Cardiopulmonary resuscitation (CPR) has been around for centuries, reports the American Heart Association (AHA). In 1740, the Paris Academy of Sciences officially recommended mouth-to-mouth resuscitation for drowning victims. This developed and progressed into CPR in 1960, which includes close-chest cardiac resuscitation.
The Mayo Clinic describes the process of CPR in three steps: circulation, airways, and breathing. First, it is necessary to resume blood circulation for the victim by using chest compression. Second, airways should be positioned so they are clear. Finally, the person administering CPR should check if the victim is breathing and, if not, breathe for the victim, which is commonly known as mouth-to-mouth.
CPR is known to save lives and, increasing exposure to training means that more people will be able to administer CPR. For example, USA Today reports that a recent study found that the survival rate after cardiac arrest tripled in Denmark after a national effort to teach CPR to residents in 2005. The number of people that received CPR from a non-medical bystander doubled between 2005 and 2010. These results provide promise for other countries or communities hoping to reduce the mortality rate from cardiac arrest.
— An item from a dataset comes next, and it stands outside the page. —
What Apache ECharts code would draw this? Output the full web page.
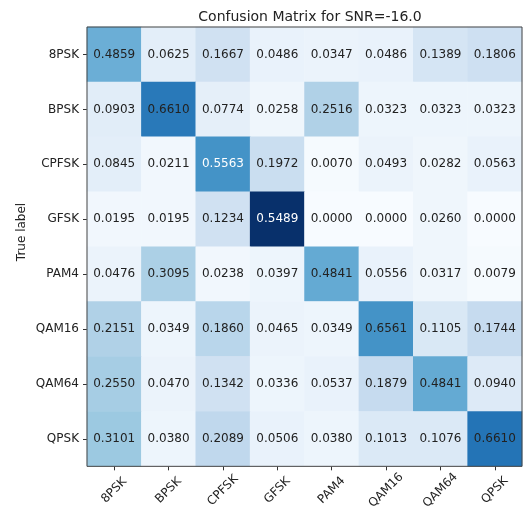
<!DOCTYPE html>
<html>
<head>
<meta charset="utf-8">
<script src="https://cdn.jsdelivr.net/npm/echarts@6/dist/echarts.min.js"></script>
<style>html,body{margin:0;padding:0;background:#fff}#c{width:526px;height:512px}</style>
</head>
<body>
<div id="c"></div>
<script>
const labels = ['8PSK','BPSK','CPFSK','GFSK','PAM4','QAM16','QAM64','QPSK'];
// Displayed normalized values (rows = true label, cols = predicted)
const values = [
  [0.4859,0.0625,0.1667,0.0486,0.0347,0.0486,0.1389,0.1806],
  [0.0903,0.6610,0.0774,0.0258,0.2516,0.0323,0.0323,0.0323],
  [0.0845,0.0211,0.5563,0.1972,0.0070,0.0493,0.0282,0.0563],
  [0.0195,0.0195,0.1234,0.5489,0.0000,0.0000,0.0260,0.0000],
  [0.0476,0.3095,0.0238,0.0397,0.4841,0.0556,0.0317,0.0079],
  [0.2151,0.0349,0.1860,0.0465,0.0349,0.6561,0.1105,0.1744],
  [0.2550,0.0470,0.1342,0.0336,0.0537,0.1879,0.4841,0.0940],
  [0.3101,0.0380,0.2089,0.0506,0.0380,0.1013,0.1076,0.6610]
];
// Colour intensity of each cell (0..1 on the Blues scale)
const shades = [
  [0.50,0.10,0.20,0.07,0.06,0.07,0.17,0.21],
  [0.11,0.72,0.09,0.04,0.32,0.05,0.05,0.05],
  [0.10,0.03,0.62,0.23,0.01,0.06,0.04,0.07],
  [0.03,0.03,0.20,1.00,0.00,0.00,0.04,0.00],
  [0.06,0.33,0.03,0.05,0.52,0.07,0.04,0.01],
  [0.32,0.05,0.29,0.06,0.05,0.62,0.15,0.25],
  [0.35,0.06,0.20,0.05,0.07,0.25,0.52,0.13],
  [0.38,0.05,0.27,0.07,0.05,0.14,0.14,0.74]
];
const whiteText = [[2,2],[3,3]];
const titleText = 'Confusion Matrix for SNR=-16.0';
const yName = 'True label';

const data = [];
for (let r = 0; r < labels.length; r++) {
  for (let c = 0; c < labels.length; c++) {
    const isWhite = whiteText.some(p => p[0] === r && p[1] === c);
    data.push({ value: [c, r, values[r][c], shades[r][c]], label: { color: isWhite ? '#ffffff' : '#222222' } });
  }
}
const font = 'DejaVu Sans';
const chart = echarts.init(document.getElementById('c'), null, {renderer: 'canvas'});
chart.setOption({
  animation: false,
  backgroundColor: '#fff',
  title: { text: titleText, left: 305, top: 5, textAlign: 'center',
    textStyle: { fontFamily: font, fontSize: 14, fontWeight: 'normal', color: '#222' } },
  grid: { left: 87, right: 4, top: 27, bottom: 45, show: true, borderColor: '#444', borderWidth: 1, z: 10 },
  xAxis: {
    type: 'category', data: labels, position: 'bottom',
    axisLine: { show: false },
    axisTick: { show: true, alignWithLabel: true, length: 4, lineStyle: { color: '#333' } },
    axisLabel: { rotate: 45, align: 'center', verticalAlign: 'middle', margin: 24, fontFamily: font, fontSize: 12, color: '#222', interval: 0 },
    splitLine: { show: false }
  },
  yAxis: {
    type: 'category', data: labels, inverse: true,
    axisLine: { show: false },
    axisTick: { show: true, alignWithLabel: true, length: 4, lineStyle: { color: '#333' } },
    axisLabel: { margin: 8, fontFamily: font, fontSize: 12, color: '#222', interval: 0 },
    splitLine: { show: false }
  },
  visualMap: { show: false, type: 'continuous', min: 0, max: 1, dimension: 3,
    inRange: { color: ['#f7fbff','#deebf7','#c6dbef','#9ecae1','#6baed6','#4292c6','#2171b5','#08519c','#08306b'] } },
  graphic: [
    { type: 'text', x: 22, y: 232, rotation: Math.PI / 2,
      style: { text: yName, fontFamily: font, fontSize: 12, fill: '#222', align: 'center', verticalAlign: 'middle' } }
  ],
  series: [{
    type: 'heatmap', data: data, encode: { x: 0, y: 1, value: 3 },
    label: { show: true, fontFamily: font, fontSize: 12, formatter: p => p.value[2].toFixed(4) },
    emphasis: { disabled: true }, itemStyle: { borderWidth: 0 }
  }]
});
</script>
</body>
</html>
At the AHA Resuscitation Symposium, a presentation introduced the idea of training people to administer hands-only CPR using public kiosks, states Medical News Today. If ambulances come quickly, experts believe that instructing people to just “push hard, push fast” saves more lives. That is the idea behind the new guidelines released by the AHA in 2010 that permit the use of simpler hand-only or compression-only CPR in some cases instead of conventional CPR. However, this approach is not ideal for rural or remote communities that need longer for an ambulance to arrive. Those locations will also require mouth-to-mouth to give the victim a better chance of survival.
Statistics from the AHA indicate that there are nearly 383,000 out-of-hospital sudden cardiac arrests that occur annually, of which 88 percent occur at home. Effective bystander CPR provided immediately after sudden cardiac arrest can double or triple a victim’s chance of survival, but, unfortunately, only 32 percent of cardiac arrest victims get CPR from a bystander.
Sudden cardiac arrest is not the same as a heart attack. Sudden cardiac arrest occurs when electrical impulses in the heart become rapid or chaotic, which causes the heart to suddenly stop beating. A heart attack occurs when the blood supply to part of the heart muscle is blocked. A heart attack may cause cardiac arrest. Many victims appear healthy with no known heart disease or other risk factors.